Frankel granted her motion to reconsider the same ruling. Additionally, in her reply, Ms. Doe acknowledged her objection involving the attorney fees was no longer ripe. STANDARD A magistrate judge’s order is reviewed under Federal Rule of Civil Procedure 72(a), which grants magistrate judges great latitude in resolving non-dispositive matters. Rule 72(a) provides that the “district judge in the case must consider timely objections and modify or set aside any

part of the [magistrate judge’s] order that is clearly erroneous or is contrary to law.” Fed. R. Civ. P. 72(a); see also 28 U.S.C. § 636(b)(1). “The clear error standard means that the district court can overturn the magistrate judge’s ruling only if the district court is left with the definite and firm conviction that a mistake has been made.” Weeks v. Samsung Heavy Indus. Co. Ltd., 126 F.3d 926,

943 (7th Cir. 1997); Hassebrock v. Bernhoft, 815 F.3d 334, 340 (7th Cir. 2016). DISCUSSION Ms. Doe’s lingering objection asserts that it was clear error for the magistrate judge to grant a protective order for the City because its motion was untimely and because the City waived privilege over the documents. In the first instance, she argues that Rule 45(d)(3) requires motions to quash subpoenas to be “timely” filed—and if they aren’t, the court lacks discretion to grant it.
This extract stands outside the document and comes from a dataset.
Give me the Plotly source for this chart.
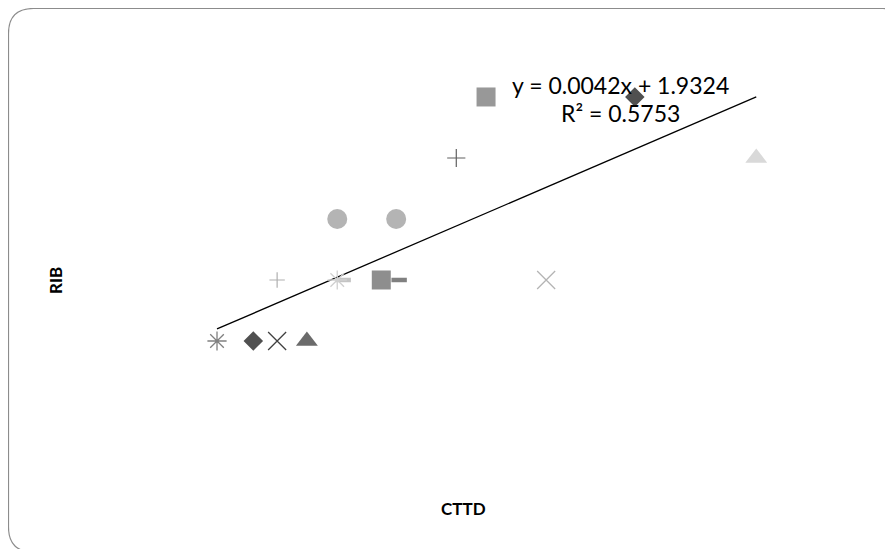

There are limitations to a court’s discretion in the law, and at times in the federal rules, but in the rules these tend to be rarer. The rules in this scenario are not as rigid as she sees them. The City filed its motion under both Rule 26(c) (concerning protective orders) and under Rule 45(d)(3) (concerning motions to quash). The court addresses these rules in reverse order. Rule 45 states that a motion to quash a subpoena must be “timely,” though without establishing an explicit deadline. Fed. R. Civ. P. 45(d)(3)(A). Courts have developed two different standards

to assess timeliness. One standard imports the 14 days for objections from Rule 45(d)(2)(B) and applies that deadline after a subpoena is served to file a motion to quash. See Edlin v. Garner Family Enters., Inc., 2012 U.S. Dist. LEXIS 12564, 2-3 (S.D. Ind. Feb. 1, 2012); see also Richardson v. Comm’r, Ind. Dep’t of Corr., 2025 U.S. Dist. LEXIS 86081, 6 (N.D. Ill. May 6, 2025); Walton v. First Merchs. Bank, 2022 U.S. Dist. LEXIS 222999, 20 (S.D. Ind. Sept. 26, 2022). The other standard considers a motion to quash timely if it is filed before the compliance date specified in the subpoena. See

Valentine v. Hamptons, 2025 U.S. Dist. LEXIS 115745, 4 (E.D.N.Y. June 17, 2025); Richardson, 2025 U.S. Dist. LEXIS 86081 at 6.